I have drafted this blog about Greenberg’s perspective on the arts under modernism in response to an issue which Ted raised at our group meeting, but am cross-posting it here as I feel it may be of broader interest:

Clement Greenberg was a visual art critic from the US whose writings on modernism in the arts proved highly influential. In what is sometimes termed a concept of medium specificity, he developed his view that the advance of modernism went hand in hand with a sharpened focus on the unique qualities of each artistic medium, i.e. on what makes one art form distinct from another. In Modernist Painting (originally published in 1960), he offered the following observations on painting:

“The essence of Modernism lies, as I see it, in the use of characteristic methods of a discipline to criticize the discipline itself, not in order to subvert it but in order to entrench it more firmly in its area of competence. …

What had to be exhibited was not only that which was unique and irreducible in art in general, but also that which was unique and irreducible in each particular art. Each art had to determine, through its own operations and works, the effects exclusive to itself….

The task of self-criticism became to eliminate from the specific effects of each art any and every effect that might conceivably be borrowed from or by the medium of any other art. Thus would each art be rendered “pure,” and in its “purity” find the guarantee of its standards of quality as well as of its independence. …

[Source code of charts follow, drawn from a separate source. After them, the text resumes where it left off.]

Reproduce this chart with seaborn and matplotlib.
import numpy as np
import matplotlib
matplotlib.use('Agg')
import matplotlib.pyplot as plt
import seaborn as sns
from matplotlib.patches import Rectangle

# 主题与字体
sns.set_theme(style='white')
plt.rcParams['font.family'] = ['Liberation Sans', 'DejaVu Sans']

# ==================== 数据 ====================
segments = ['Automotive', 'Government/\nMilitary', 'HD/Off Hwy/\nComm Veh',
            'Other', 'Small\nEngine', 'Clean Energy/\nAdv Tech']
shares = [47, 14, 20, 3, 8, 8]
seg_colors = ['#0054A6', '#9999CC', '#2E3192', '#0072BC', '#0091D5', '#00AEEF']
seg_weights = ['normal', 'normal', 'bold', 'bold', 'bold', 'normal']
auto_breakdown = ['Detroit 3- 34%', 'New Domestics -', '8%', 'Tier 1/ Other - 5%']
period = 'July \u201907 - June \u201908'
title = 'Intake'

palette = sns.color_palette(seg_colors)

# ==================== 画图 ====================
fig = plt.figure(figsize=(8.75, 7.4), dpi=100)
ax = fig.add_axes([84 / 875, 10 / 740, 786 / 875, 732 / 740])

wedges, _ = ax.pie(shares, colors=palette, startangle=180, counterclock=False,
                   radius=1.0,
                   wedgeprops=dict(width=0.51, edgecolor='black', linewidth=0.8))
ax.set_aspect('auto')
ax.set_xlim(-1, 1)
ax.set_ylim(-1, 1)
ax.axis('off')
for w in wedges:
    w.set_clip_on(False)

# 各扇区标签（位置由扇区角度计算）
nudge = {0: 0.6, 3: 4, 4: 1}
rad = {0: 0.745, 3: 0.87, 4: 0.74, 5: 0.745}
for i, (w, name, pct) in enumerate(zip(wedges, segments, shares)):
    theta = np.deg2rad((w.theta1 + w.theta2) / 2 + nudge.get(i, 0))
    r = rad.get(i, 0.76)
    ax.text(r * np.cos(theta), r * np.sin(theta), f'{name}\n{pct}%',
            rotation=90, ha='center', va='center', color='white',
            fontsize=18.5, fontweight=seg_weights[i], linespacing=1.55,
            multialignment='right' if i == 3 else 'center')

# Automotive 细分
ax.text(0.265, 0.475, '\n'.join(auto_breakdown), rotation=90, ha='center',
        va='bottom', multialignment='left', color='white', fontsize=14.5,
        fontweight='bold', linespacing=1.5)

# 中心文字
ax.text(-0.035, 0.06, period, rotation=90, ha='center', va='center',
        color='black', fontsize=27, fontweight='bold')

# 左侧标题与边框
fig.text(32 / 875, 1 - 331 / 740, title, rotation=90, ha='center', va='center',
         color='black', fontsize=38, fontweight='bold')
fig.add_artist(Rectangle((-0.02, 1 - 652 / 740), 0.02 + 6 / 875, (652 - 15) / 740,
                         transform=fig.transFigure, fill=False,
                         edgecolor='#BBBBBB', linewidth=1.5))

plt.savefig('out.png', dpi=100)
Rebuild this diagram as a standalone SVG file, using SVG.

It was the stressing of the ineluctable flatness of the surface that remained […] more fundamental than anything else to the processes by which pictorial art criticized and defined itself under Modernism. For flatness alone was unique and exclusive to pictorial art. The enclosing shape of the picture was a limiting condition, or norm, that was shared with the art of the theater; color was a norm and a means shared not only with the theater, but also with sculpture. Because flatness was the only condition painting shared with no other art, Modernist painting oriented itself to flatness as it did to nothing else.”


Greenberg’s notion of modernism was effectively defined by a separation of the arts, in contrast with their synthesis as posited in Wagner’s concept of the Gesamtkunstwerk (‘total work of art’) whose impact on modernism was also considerable. In any case, Greenberg’s ideas on the uniqueness of each artistic medium have been applied to dance by the likes of Roger Copeland and David Michael Levin. I do not have Copeland’s whole essay to hand here, but he wrote in 1986 that “twenty years ago the reigning sensibility among serious experimental artists was the quest for ‘purity’ of the medium, the desire to determine what each art form can do uniquely well… Choreographers were expected to emphasise the barebones essence of their medium, the human body in motion, unembellished by theatrical trappings.” (178) He was obviously thinking of the Judson Dance Theater here.

Copeland has also suggested that Balanchine’s purist works, which strips ballet of everything extraneous such as a story, décor, etc. exemplify Greenberg’s notion of modernism; while the alliance of the arts in the works by the Ballets Russes typifies an approach more akin to Wagner’s Gesamtkunstwerk.

Now, we have moved away from modernism quite a while ago, but I can see how these issues are still relevant in our era, and might more specifically be applied to our project….

Modernism, the Arts and Greenberg

One thought on “Modernism, the Arts and Greenberg

  • I appreciate Greenberg’s take on modernism.

    For me, Childs (2008) offers a helpful elaboration on dance modernism with its “emphasis on radical aesthetics, technical experimentation, spatial or rhythmic, rather than chronological form, and self-conscious reflexiveness as well as the search for authenticity in human relations, abstraction in art, and utopian striving.”

    Traditionally, artists worked within a style, but we don’t think of ourselves that way. We either equate our style with art itself or else offered universal reasons for stylistic choices. For example, classical styles were often defended on the ground that the ancient Greeks had discovered universal principles of beauty and representation.

    Then, it seems that, at the dawning of modernism, it became obvious that all art depicts the world through a style, that styles differ from time to time and place to place, and there is no independent aesthetic standard that makes one better than all the others. We now think that the artists of other times and places struggled to address issues that seemed inevitable, but these questions were actually relative to the local cultures. It is possible to understand a Baroque dancer who views the world as a stage. But it is impossible to be like him: to address a question that seems intrinsic to art.

    Instead, beginning with the modern era, everyone is a stylist. There are no longer objective aesthetic questions. To make a dance becomes an entirely different matter. Every artist develops a manner of his or her own and creates works that appear, first, as art objects; second, as products of a particular artist, and last (if at all) as representations of something. Thus “modernism” means recognizing that all past ways of representing the world have been arbitrary and culturally relative styles.